DIY letterpress plates with shrinky dinks
Like the rest of the crafting world, I’m obsessed with letterpress. I’ve spent hours ogling letterpress cards on Etsy and at local craft fairs and shops, and countless more hours researching polymer plate techniques. There are many letterpress studios in my city that offer classes for around $200, but I’m still debating whether I want to take up a new craft (my shelves are overflowing with supplies as it is!).

If you want to try custom letterpress printing at home, but aren’t quite ready to spend too much money, I found the perfect method: SHRINKY DINKS!

Since I already had the shrinky plastic, cotton paper, and craft foam, I was able to complete this project for under $35 while putting some neglected craft supplies to use.

Here’s a simple tutorial to get you started.
You’ll need:

  • a die cutter machine (*see below for recommendations)
  • rubber ink brayer (1.5″ for the Cuttlebug Kids is fine)
  • water-soluble block printing ink (I like SpeedBall metallic and regular inks; you can also buy individual colors in a huge range of colors at your local craft supply store)
  • craft foam (increase the thickness according to your die cutter; my foam block is 3/8″ thick)
  • thick plexiglass (comes with your diecutter; I use the thinner top piece)
  • a thin piece of clear, slightly flexible plastic (mine were cut from old binder dividers)
  • plastic shrinky sheets
  • thick, high-quality cotton art paper that’s suited for letterpress or screen printing (find it in your local fine art supply store, such as Dick Blick)

Step 1: Draw and cut your design out of the shrinky plastic. Follow the baking directions on your plastic, and allow to cool. Make sure that your design allows for shrinkage, and is not too complex (small details might stick together, and thin pieces may not lay flat). You may need to lightly sand your design using a fine grit sandpaper to make sure it’s completely flat. 

Step 2: Create your “printing plate”: attach your finished shrinky sheet design to your thin, flexible, clear plastic. I like to use the (highly scientific!) double-sided scotch tape method to keep your design attached to your plate until you’re ready to remove it.

Step 3: Roll your Speedball brayer in a small blob of ink (I have a 1.5-inch brayer and I use about a pea size) until evenly coated. Roll the ink onto your design in a quick, even motion. Wipe off any ink on the plastic “plate” backing to avoid accidental ink transfer.

Step 4: Carefully line up your printing plate on top of your paper and foam sheet. Add your thick plexiglass to the top of your “printing sandwich” (hee, sandwich!). 

I find that if I press the top of the sheet down first, I can align the design before dropping the inked design onto the paper. 

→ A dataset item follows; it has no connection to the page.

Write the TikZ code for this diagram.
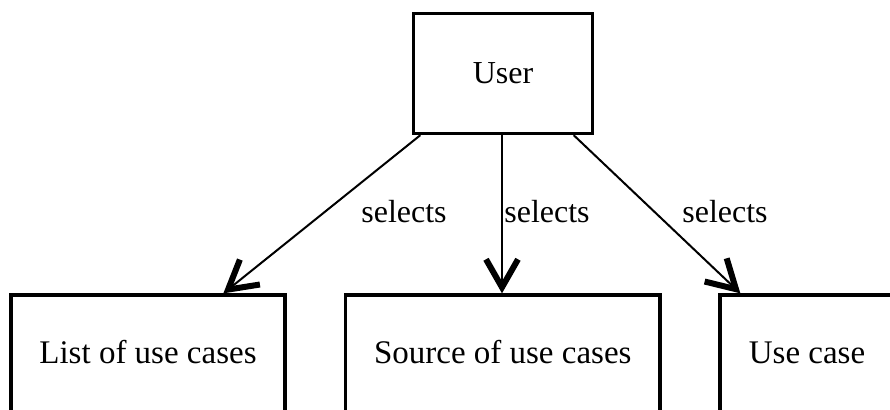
\documentclass[tikz,border=0pt]{standalone}
\usepackage{fontspec}
\setmainfont{Liberation Serif}
\usetikzlibrary{arrows.meta}
\begin{document}
\begin{tikzpicture}[x=1pt, y=-1pt,
  every node/.style={font=\fontsize{32}{38}\selectfont},
  box/.style={draw=black, line width=3.3pt, rectangle, inner sep=0pt},
  lowbox/.style={box, font=\fontsize{33}{40}\selectfont,
    minimum height=120pt, text height=22pt, text depth=6pt},
  tag/.style={inner sep=0pt, anchor=base},
  link/.style={draw=black, line width=2pt,
    -{Straight Barb[length=28pt, width=32pt, line width=6pt]}}]
  \useasboundingbox (0,0) rectangle (890,409);
  \clip (0,0) rectangle (890,409);
  \fill[white] (0,0) rectangle (890,409);

  % boxes
  \node[box, minimum width=179pt, minimum height=120pt] (user) at (503,73.5) {User};
  \node[lowbox, minimum width=274pt] (list) at (148,355) {List of use cases};
  \node[lowbox, minimum width=314.5pt] (source) at (502.75,355) {Source of use cases};
  \node[lowbox, minimum width=174pt] (usecase) at (807,355) {Use case};

  % connectors
  \draw[link] ([xshift=8.5pt]user.south west) -- ([xshift=214pt]list.north west);
  \draw[link] ([xshift=-1pt]user.south) -- ([xshift=-0.75pt]source.north);
  \draw[link] ([xshift=-20.5pt]user.south east) -- ([xshift=22pt]usecase.north west);

  % connector labels
  \node[tag] (lbl1) at (404,222) {selects};
  \node[tag] (lbl2) at (547,222) {selects};
  \node[tag] (lbl3) at (725,222) {selects};
\end{tikzpicture}
\end{document}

Note: If you are printing a card, keep the card open so that you don’t leave an imprint on the inside. 

Step 5: Roll the sandwich through your diecutter.

Step 6: Touch up any spots with a small paintbrush.

And voilà! Your original artwork has been printed with that lovely tactile embossed look!
*There are several great diecutting and embossing machines out on the market, ranging from the monster size Big Shot Pro (around $300) to the Big Kick by Sizzix (around $100), with countless dies to fit them. Fiskars has created the all in one Fuse die-cut and letterpress tool for around $100. I chose to try out my method with the Cuttlebug Kids for about $30. The opening on the Cuttlebug Kids machine is only about 3.25″ wide, but it’s perfect if you want to give this method a try.

6 thoughts on “DIY letterpress plates with shrinky dinks

  1. Thanks so much! My thought process included a few less brilliant ideas. [Tortilla press? If it doesn't work I could make tortillas!]